Figure 9 shows spectral efficiency in the IEEE 802.16e downlink, obtained by SLS in accordance with Section 2.4 of [24]. The simulation was performed in a similar manner to the SLSs in Figure 6, Figure 7 and Figure 8, except that the MCS levels were dynamically changed over 4–11 based on the downlink SINRs of multicast users. The MCS level of each drop was determined by considering the user with the worst SINR, so that the PER for multicast packets was less than 0.01. As before, the proposed method with $T$ = 3 was used. The proposed algorithm presented better spectral efficiency than the conventional method, because it provides good tradeoff between the HARQ gain and the feedback overhead by properly adjusting the value $N$. Since the feedback overhead is proportional to $K$, the spectral efficiency gain increased with an increasing number of users. Overall, the spectral efficiency of the proposed algorithm was very similar to that of the autonomous method with theoretically optimal $N$.
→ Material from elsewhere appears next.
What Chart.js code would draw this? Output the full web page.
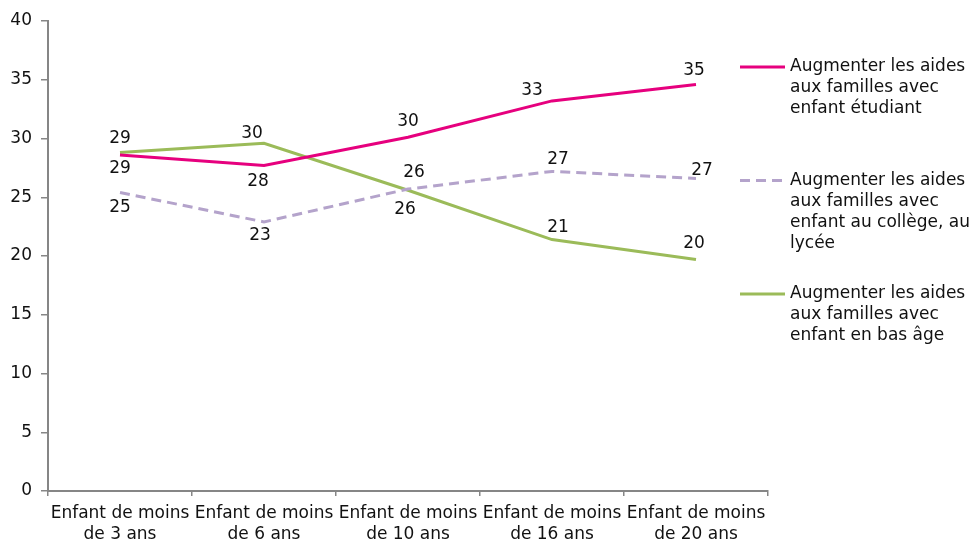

Another advantage of the proposed HARQ is power saving of the sensor nodes. The transmission power of the MSs is proportional to the amount of uplink resources for feedback. Figure 10 compares the sum of required uplink resource for ACK/NACK feedback and optimal $N$ for different values of $q_{m,k}$ when $K=10$. It is assumed that all users have the same $q_{m,k}$ for all HARQ transmissions. In the conventional HARQ, since the average number of ACK/NACK transmissions increases as $q_{m,k}$ increases, the uplink feedback resources increase in proportion to the increase of $q_{m,k}$. However, since the number of autonomous transmissions also increases as $q_{m,k}$ increases in the proposed HARQ, the required uplink feedback resources are maintained at almost the same level regardless of $q_{m,k}$. Therefore, the proposed HARQ can save more uplink transmission power as $q_{m,k}$ increases. For example, when $q_{m,k}=0.1$, the proposed HARQ with $T=3$ can save 27.8% of uplink transmission power for feedback as compared to the conventional HARQ, and when $q_{m,k}=0.3$ the proposed HARQ can save 50.7% of uplink transmission power.

7. Conclusions

In this paper, a new HARQ scheme with autonomous retransmission was proposed for use in multicast service. By providing a suitable tradeoff between the HARQ gain and the feedback overhead reduction, the proposed algorithm exhibited greater spectral efficiency than the conventional HARQ scheme. As a means to optimize the number of autonomous retransmissions, we introduced a spectral efficiency metric considering both the downlink and uplink, and derived a practical algorithm to adjust the number of autonomous retransmissions. When the importance of the downlink resource is different from that of the uplink resource, the proposed algorithm can be employed with a slight modification of the spectral efficiency metric. The proposed algorithm can be applied to communication standards for wireless multicast services such as SC-PtM of 3GPP and other future communication standards for WSN.